Pour influencer les politiques de maintien de l'ordre et de défense en Afrique du Sud, Laurie pense qu'il doit : - Tisser des liens et s'entourer d'experts internationaux reconnus dans ces domaines ; - Construire un réseau d'analystes et d'activistes partageant les mêmes idées travaillant dans ces domaines en Afrique du Sud et commencer des collaborations soigneusement sélectionnées ; - Vulgariser et tester les propositions politiques en les soumettant à la presse, aux publications politiques et aux forums de terrain ; et - Présenter ces propositions aux intellectuels et aux institutions importantes, allant du gouvernement à travers diverses parties des services de sécurité jusqu'au Congrès national africain (ANC), le futur gouvernement potentiel le plus probable.
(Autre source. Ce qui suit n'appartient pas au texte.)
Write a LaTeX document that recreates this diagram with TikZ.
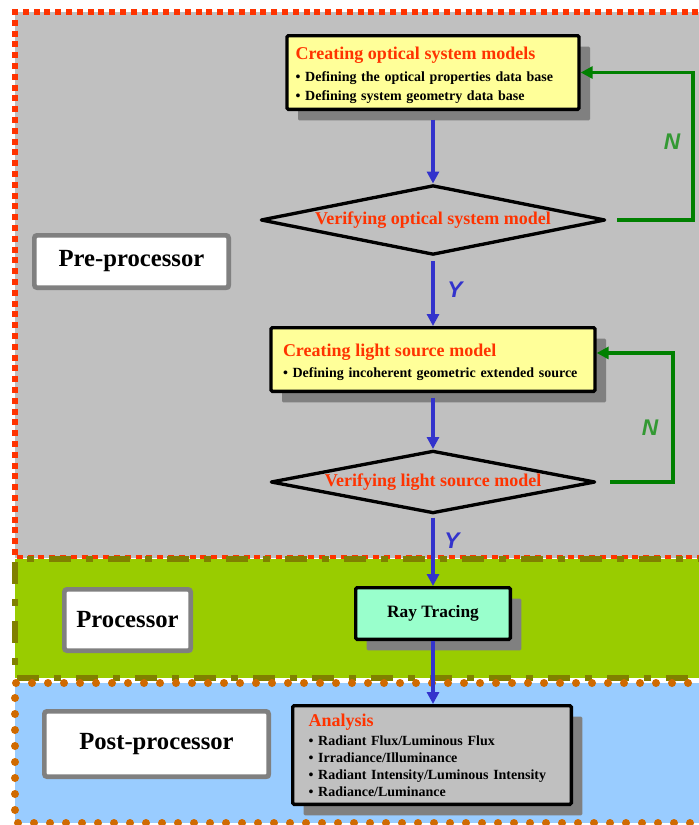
\documentclass[tikz,border=0pt]{standalone}
\usepackage{fontspec}
\setmainfont{Liberation Serif}
\newfontfamily\yesnofont{Liberation Sans}
\usepackage{tikz}
\usetikzlibrary{shapes.geometric,arrows.meta,shadows}

\definecolor{preFill}{HTML}{C0C0C0}
\definecolor{preLine}{HTML}{FF3300}
\definecolor{procFill}{HTML}{99CC00}
\definecolor{procLine}{HTML}{808000}
\definecolor{postFill}{HTML}{99CCFF}
\definecolor{postLine}{HTML}{D06A00}
\definecolor{modelYellow}{HTML}{FFFF99}
\definecolor{traceMint}{HTML}{99FFCC}
\definecolor{shadowGray}{HTML}{808080}
\definecolor{titleRed}{HTML}{FF3300}
\definecolor{flowBlue}{HTML}{3333CC}
\definecolor{loopGreen}{HTML}{008000}
\definecolor{noGreen}{HTML}{339933}

\newcommand\headsize{\fontsize{13.5}{16}\selectfont}

\tikzset{
    preborder/.style={preLine, line width=4.5pt, dash pattern=on 4.5pt off 3.6pt},
    procborder/.style={procLine, line width=4.5pt, dash pattern=on 16.5pt off 11.25pt on 5.25pt off 11.25pt},
    postborder/.style={postLine, line width=6pt, line cap=round, dash pattern=on 0pt off 12pt},
    stagelabel/.style={draw=shadowGray, fill=white, line width=3.5pt, rounded corners=2pt,
        font=\fontsize{18.5}{22}\selectfont\bfseries,
        drop shadow={shadow xshift=1.5pt, shadow yshift=-1.5pt, fill=black!45, opacity=1}},
    modelbox/.style={draw=black, line width=2.5pt, rounded corners=1pt, align=left,
        font=\fontsize{10.5}{14.25}\selectfont\bfseries,
        drop shadow={shadow xshift=8.25pt, shadow yshift=-8.25pt, fill=shadowGray, opacity=1}},
    checkbox/.style={draw=black, diamond, line width=2.5pt, line join=round, inner sep=0pt,
        text=titleRed, font=\headsize\bfseries},
    flow/.style={flowBlue, line width=3.2pt, -{Triangle[length=9pt, width=9pt]}},
    loopback/.style={loopGreen, line width=2.6pt, -{Triangle[length=9pt, width=9pt]}},
    answer/.style={font=\yesnofont\fontsize{17}{20}\selectfont\bfseries\itshape}
}

\begin{document}
\begin{tikzpicture}[x=0.75pt, y=-0.75pt]
    \useasboundingbox (0,0) rectangle (699,825);

    % Stage regions
    \fill[preFill] (15,12) rectangle (720,558);
    \draw[preborder] (720,12) -- (15,12) -- (15,558) -- (720,558);
    \fill[procFill] (15,559) rectangle (720,678);
    \draw[procborder] (720,559) -- (15,559) -- (15,678) -- (720,678);
    \fill[postFill] (15,683) rectangle (720,823);
    \draw[postborder] (720,683) -- (15,683) -- (15,823) -- (720,823);

    % Stage labels
    \node[stagelabel, minimum width=145.75pt, minimum height=39.25pt] (prelabel) at (131.5,261.5) {Pre-processor};
    \node[stagelabel, minimum width=94.75pt, minimum height=46pt] (proclabel) at (127.5,620) {Processor};
    \node[stagelabel, minimum width=168.25pt, minimum height=49pt] (postlabel) at (156.5,744) {Post-processor};

    % Pre-processor steps
    \node[modelbox, fill=modelYellow, text width=206pt, inner xsep=6.5pt, minimum height=55.25pt] (optbox) at (433,72.5)
        {\rule{0pt}{14pt}{\headsize\color{titleRed}Creating optical system models}\\[2.3pt]
         \textbullet\ Defining the optical properties data base\\
         \textbullet\ Defining system geometry data base};
    \node[checkbox, aspect=4.95, minimum width=258.5pt, minimum height=52.25pt] (optcheck) at (433,220) {Verifying optical system model};

    \node[modelbox, fill=modelYellow, text width=225pt, inner xsep=9pt, minimum height=47.75pt] (srcbox) at (433,359.5)
        {\rule{0pt}{13pt}{\headsize\color{titleRed}Creating light source model}\\[1.5pt]
         \textbullet\ Defining incoherent geometric extended source};
    \node[checkbox, aspect=5.18, minimum width=243.5pt, minimum height=47pt] (srccheck) at (433,482) {Verifying light source model};

    % Processor step
    \node[modelbox, fill=traceMint, align=center, font=\fontsize{13}{16}\selectfont\bfseries,
          minimum width=116pt, minimum height=38.75pt] (trace) at (433,613.5) {Ray Tracing};

    % Post-processor step
    \node[modelbox, fill=preFill, text width=185pt, inner xsep=12pt, minimum height=74pt,
          font=\fontsize{10.5}{12.75}\selectfont\bfseries] (analysis) at (432,755)
        {{\headsize\color{titleRed}Analysis}\\[1.5pt]
         \textbullet\ Radiant Flux/Luminous Flux\\
         \textbullet\ Irradiance/Illuminance\\
         \textbullet\ Radiant Intensity/Luminous Intensity\\
         \textbullet\ Radiance/Luminance};

    % Answers
    \node[answer, text=noGreen] (optno) at (672,142) {N};
    \node[answer, text=flowBlue] (optyes) at (455,290) {Y};
    \node[answer, text=noGreen] (srcno) at (650,428) {N};
    \node[answer, text=flowBlue] (srcyes) at (452,541) {Y};

    % Flow
    \draw[flow] ([yshift=-6.5pt]optbox.south) -- (optcheck.north);
    \draw[flow] ([yshift=-3.5pt]optcheck.south) -- (srcbox.north);
    \draw[flow] ([yshift=-3.5pt]srcbox.south) -- (srccheck.north);
    \draw[flow] ([yshift=-2pt]srccheck.south) -- (trace.north);
    \draw[flow] (trace.south) -- (trace.south |- analysis.north);

    % Loops back
    \draw[loopback] ([xshift=7.5pt]optcheck.east) -- ++(76,0) |- (optbox.east);
    \draw[loopback] ([xshift=9.75pt]srccheck.east) -- ++(63,0) |- ([yshift=4.9pt]srcbox.east);
\end{tikzpicture}
\end{document}
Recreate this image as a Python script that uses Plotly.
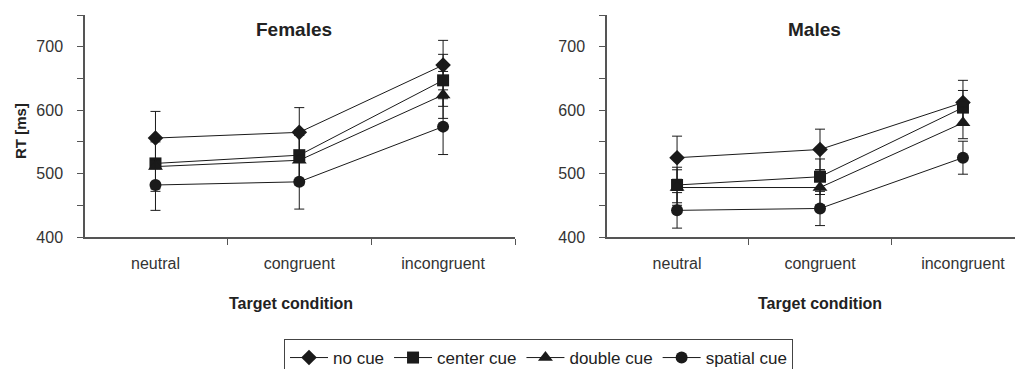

Le projet de Laurie sur la paix et la sécurité a poursuivi tous ces objectifs en 1991. Sa compréhension mûrissante du sujet se reflète dans le nombre croissant d'articles qu'il publie. Ils paraissent dans la presse internationale comme locale, dans les journaux populaires comme dans les revues techniques. Laurie a également établi des liens avec des instituts d'études stratégiques et d'études sur la paix à l'étranger, ainsi qu'avec des officiers supérieurs de la police et de l'armée. De plus, il a joué un rôle déterminant dans la formation du Military Research Group et du Progressive Policing Network. Ces deux initiatives rassemblent des militants et des chercheurs travaillant dans le même but. Plus important encore, le projet a été chargé de rédiger des documents d'information pour le Congrès national africain, sa branche armée "Umkhonto we Sizwe", le Parti démocrate et le Conseil sud-africain des Églises. Il a également été consulté à plusieurs reprises par de hauts responsables du gouvernement et de la sécurité. Un témoignage de l'efficacité du POPS est qu'après la première année de son existence, il n'a pas pu répondre à toutes les demandes qui lui étaient adressées par les groupes politiques. Laurie a donc l'intention d'étendre la capacité du projet en 1992 en engageant du personnel de recherche supplémentaire.